■ **What the exercise asks**: Scan the records for the string "script"; copy each line where it occurs.

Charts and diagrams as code
= = =

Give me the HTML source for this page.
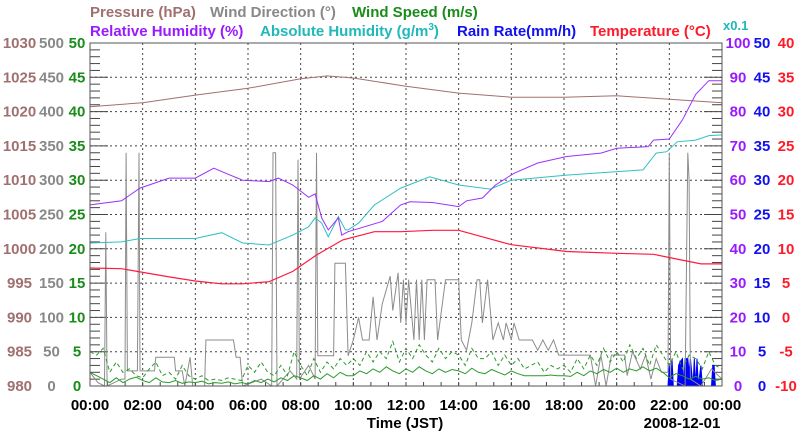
<!DOCTYPE html>
<html><head><meta charset="utf-8">
<style>
html,body{margin:0;padding:0;background:#fff;}
svg{display:block;font-family:"Liberation Sans",sans-serif;font-weight:bold;}
</style></head>
<body>
<svg id="chart" width="800" height="434" viewBox="0 0 800 434" xmlns="http://www.w3.org/2000/svg">
<g font-size="15">
<text x="90" y="17" fill="#a07070">Pressure (hPa)</text>
<text x="210" y="17" fill="#888">Wind Direction (°)</text>
<text x="352" y="17" fill="#1a8c1a">Wind Speed (m/s)</text>
<text x="90" y="36" fill="#9a1aff">Relative Humidity (%)</text>
<text x="260" y="36" fill="#20b8b8">Absolute Humidity (g/m<tspan font-size="10" dy="-6">3</tspan><tspan dy="6">)</tspan></text>
<text x="457" y="36" fill="#1010f0">Rain Rate(mm/h)</text>
<text x="590" y="36" fill="#ff1a2a">Temperature (°C)</text>
<text x="723" y="30" fill="#20b8b8" font-size="13">x0.1</text>
</g>
<g id="grid"></g>
<g id="ticks"></g>
<g id="series"></g>
<rect x="90" y="43" width="632" height="343" fill="none" stroke="#555" stroke-width="1"/>
<g id="labels" font-size="15"></g>
<text x="405" y="428" font-size="15" text-anchor="middle" fill="#000">Time (JST)</text>
<text x="682" y="428" font-size="15" text-anchor="middle" fill="#000">2008-12-01</text>
</svg>
<script>
const xTickLabels=["00:00","02:00","04:00","06:00","08:00","10:00","12:00","14:00","16:00","18:00","20:00","22:00","00:00"];
const pressureTicks=[980,985,990,995,1000,1005,1010,1015,1020,1025,1030];
const windDirTicks=[0,50,100,150,200,250,300,350,400,450,500];
const windSpeedTicks=[0,5,10,15,20,25,30,35,40,45,50];
const rhTicks=[0,10,20,30,40,50,60,70,80,90,100];
const rainTicks=[0,5,10,15,20,25,30,35,40,45,50];
const tempTicks=[-10,-5,0,5,10,15,20,25,30,35,40];

const pressureTimes=[0,2,4,6,8,9,10,12,14,16,18,20,22,24];
const pressureValues=[1020.7,1021.3,1022.4,1023.4,1024.8,1025.2,1024.9,1023.7,1022.7,1022.1,1022.1,1022.3,1021.8,1021.3];
const tempTimes=[0,1.2,3,4,5,5.8,6.8,7.7,8.6,9.6,10.8,11.8,13,14,16,18.1,20,21.4,22.3,23.2,24];
const tempValues=[7.2,7.1,5.9,5.3,4.9,4.9,5.2,6.7,9.1,11.3,12.5,12.5,12.7,12.7,10.6,9.6,9.35,9.2,8.5,7.8,7.8];
const rhTimes=[0,1.2,1.9,3,4,4.7,5,5.8,6.8,7.15,7.7,8.3,8.55,8.8,9.05,9.43,9.56,9.8,11.1,11.8,12.15,13,14,14.3,14.9,15.4,16.1,17,18.1,19.4,20,21.2,21.4,22,22.5,23,23.5,24];
const rhValues=[52.8,54,57.7,60.6,60.6,63.5,62.5,60,59.6,60.6,58.6,55,56,49,45.5,49,44,45,48,52.8,53.7,53.5,52.3,54,54.8,58.6,62,65,66.9,67.9,69.3,69.8,71.7,72,77.6,85,89,89];
const ahTimes=[0,1.2,1.9,3,4,5,5.8,6.8,7.7,8.3,8.55,8.8,9.05,9.43,9.7,9.8,10.2,10.8,11.8,12.9,14,15.2,16,18.1,19.4,21,21.5,21.9,22.3,23,23.5,24];
const ahValues=[4.17,4.2,4.3,4.3,4.3,4.47,4.17,4.11,4.4,4.64,4.9,4.75,4.35,4.94,4.55,4.55,4.75,5.28,5.77,6.1,5.86,5.74,6.0,6.15,6.22,6.3,6.79,6.83,7.12,7.17,7.3,7.32];
const windDirTimes=[0,0.3,0.55,0.6,0.65,1.2,1.33,1.37,1.42,1.8,1.86,1.9,2.45,2.5,3.2,3.25,3.5,3.6,3.8,3.9,4.35,4.4,5.45,5.55,5.7,5.8,6.5,6.9,6.95,7.05,7.1,7.6,7.85,7.9,7.95,8.3,8.55,8.6,8.65,9.25,9.3,9.7,9.8,10,10.2,10.35,10.6,10.75,10.9,11.1,11.4,11.5,11.7,11.8,11.9,12,12.1,12.3,12.4,12.5,12.6,12.7,12.8,13.1,13.2,13.5,14,14.1,14.3,14.5,14.7,14.8,14.9,15.1,15.3,15.5,15.7,15.8,16,16.1,16.3,16.8,17,17.2,17.4,17.6,17.8,19,19.2,19.4,19.6,19.8,20.3,20.4,20.6,20.9,21.1,21.3,21.5,21.7,21.95,22,22.05,22.6,22.7,22.75,22.8,23.2,23.6,24];
const windDirValues=[20,5,0,224,0,10,10,340,22,22,340,22,22,42,42,22,22,0,42,0,0,67,67,42,42,0,10,0,340,340,0,22,10,330,10,30,10,340,44,44,179,179,44,67,100,67,67,130,67,120,160,110,165,92,155,92,155,67,155,67,155,67,155,155,67,155,155,67,52,92,155,155,92,155,67,92,67,92,67,92,67,67,52,67,52,67,45,45,0,45,0,45,45,15,50,25,45,10,40,20,20,340,10,0,340,300,10,0,25,10];
const windMeanValues=[2,1.5,1,0.5,1.2,0.5,1,1.3,0.8,0.5,1.2,0.6,0.5,0.8,0.4,0.6,0.5,0.7,0.3,0.5,0.4,0.6,0.3,0.5,0.3,0.8,0.5,1.0,0.6,1.2,0.8,1.5,1.2,0.8,1.5,1.0,1.8,1.2,2.0,1.5,1.5,2.2,1.8,2.5,2.0,2.8,2.2,1.8,2.5,2.0,2.8,2.2,1.8,2.5,2.0,2.4,2.2,1.8,2.6,2.0,1.8,2.4,2.0,1.6,2.2,1.8,1.5,1.5,1.5,1.5,1.6,1.5,1.5,1.4,2.0,1.5,2.2,1.8,2.4,2.0,2.6,2.0,2.5,2.2,2.8,2.2,2.6,2.0,1.2,1.8,1.5,1.0,1.4,1.0,1.2,0.8,1.0];
const windGustValues=[5,4.5,5.5,2,3.5,2,2.5,1.5,1.2,2.5,3.5,1.5,2,1,3,1.5,1,1.5,0.8,1,0.8,1.2,1,0.8,3,2,3.5,2,1.5,3,1.5,5,3,1.5,4,2,3.5,2.5,4,3,4,3,5,3.5,5,4,6.5,3.5,5.5,4,6,4.5,3.5,5.5,4,5,4.5,3,5.5,4,4,5,3,4.5,3,4,2.5,3,3.5,2,3,2.5,3,2,4,2.5,4.5,3,5.5,3.5,5,3.5,6,4,5.5,3,6,4.5,3,5,2.5,4.5,4,2.5,5,3,2.5];
const rainTimes=[0,21.95,22.0,22.05,22.1,22.15,22.3,22.35,22.4,22.5,22.55,22.6,22.7,22.75,22.8,22.9,22.95,23.0,23.05,23.1,23.2,23.25,23.3,23.6,23.65,23.7,23.75,23.8,24];
const rainValues=[0,0,3,0,4,0,0,3,3.5,4,0,4,4,2,4,0,4,0,4,0,3,0,0,0,3,3,0,0,0];

const NS="http://www.w3.org/2000/svg";
const X0=90,X1=722,Y0=386,Y1=43;
function xs(t){return X0+t/24*(X1-X0);}
function ys(v,min,max){return Y0-(v-min)/(max-min)*(Y0-Y1);}
function mk(tag,attrs,parent){const e=document.createElementNS(NS,tag);for(const k in attrs)e.setAttribute(k,attrs[k]);parent.appendChild(e);return e;}
const grid=document.getElementById('grid'),ticks=document.getElementById('ticks'),series=document.getElementById('series'),labels=document.getElementById('labels');

for(let k=1;k<10;k++){const y=Y0-k*(Y0-Y1)/10;
 const l=mk('line',{x1:X0,x2:X1,y1:y,y2:y,stroke:'#444','stroke-dasharray':'2,3','stroke-width':1},grid);
 
 }
for(let k=1;k<12;k++){const x=xs(k*2);
 const l=mk('line',{x1:x,x2:x,y1:Y1,y2:Y0,stroke:'#444','stroke-dasharray':'2,3','stroke-width':1},grid);
 
 }
for(let k=0;k<=50;k++){const y=Y0-k*(Y0-Y1)/50;const len=(k%5===0)?18:10;
 const a=mk('line',{x1:X0,x2:X0+len,y1:y,y2:y,stroke:'#444','stroke-width':1},ticks);
 
 
 const b=mk('line',{x1:X1-len,x2:X1,y1:y,y2:y,stroke:'#444','stroke-width':1},ticks);
 
 }
for(let k=1;k<36;k++){const x=xs(k*2/3);
 const t=mk('line',{x1:x,x2:x,y1:Y0-4,y2:Y0,stroke:'#444','stroke-width':1},ticks);
 
 }

function lbl(txt,x,y,color,name){const t=mk('text',{x:x,y:y,fill:color,'text-anchor':'middle'},labels);t.textContent=txt;
 
 }
for(let i=0;i<11;i++){const y=ys(i,0,10)+5;
 lbl(pressureTicks[i],19.5,y,'#a07070','pressure-tick-label');
 lbl(windDirTicks[i],51.5,y,'#888','wind-direction-tick-label');
 lbl(windSpeedTicks[i],77,y,'#1a8c1a','wind-speed-tick-label');
 lbl(rhTicks[i],738,y,'#9a1aff','humidity-tick-label');
 lbl(rainTicks[i],762,y,'#1010f0','rain-tick-label');
 lbl(tempTicks[i],786,y,'#ff1a2a','temperature-tick-label');}
xTickLabels.forEach((s,i)=>lbl(s,xs(i*2),410,'#000','x-tick-label'));

function path(times,vals,min,max){return times.map((t,i)=>(i?'L':'M')+xs(t).toFixed(1)+','+ys(vals[i],min,max).toFixed(1)).join('');}
const qTimes=windMeanValues.map((_,i)=>i*0.25);

const rain=mk('path',{d:path(rainTimes,rainValues,0,50)+'Z',fill:'#0000ff',stroke:'#0000ff','stroke-width':1},series);


const wd=mk('path',{d:path(windDirTimes,windDirValues,0,500),fill:'none',stroke:'#8c8c8c','stroke-width':1},series);


const wg=mk('path',{d:path(qTimes,windGustValues,0,50),fill:'none',stroke:'#2a9a2a','stroke-width':1,'stroke-dasharray':'4,3'},series);


const wm=mk('path',{d:path(qTimes,windMeanValues,0,50),fill:'none',stroke:'#2a9a2a','stroke-width':1},series);


const pr=mk('path',{d:path(pressureTimes,pressureValues,980,1030),fill:'none',stroke:'#a07070','stroke-width':1},series);


const ah=mk('path',{d:path(ahTimes,ahValues,0,10),fill:'none',stroke:'#30c0c0','stroke-width':1},series);


const rh=mk('path',{d:path(rhTimes,rhValues,0,100),fill:'none',stroke:'#9a30ff','stroke-width':1},series);


const tp=mk('path',{d:path(tempTimes,tempValues,-10,40),fill:'none',stroke:'#ff1a40','stroke-width':1.2},series);


</script>
</body></html>
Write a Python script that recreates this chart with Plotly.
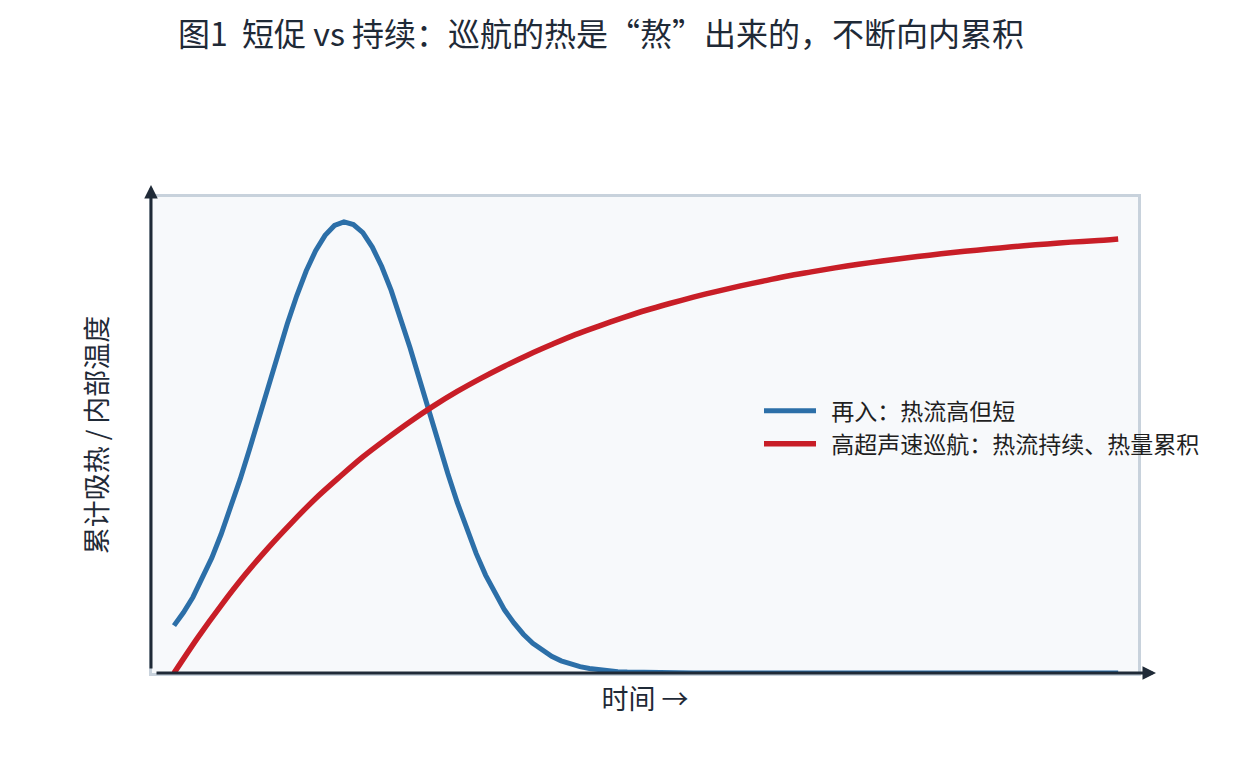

= = =

■ **Task answer**:
<script>
</script>
Write a Python script that recreates this chart with Plotly.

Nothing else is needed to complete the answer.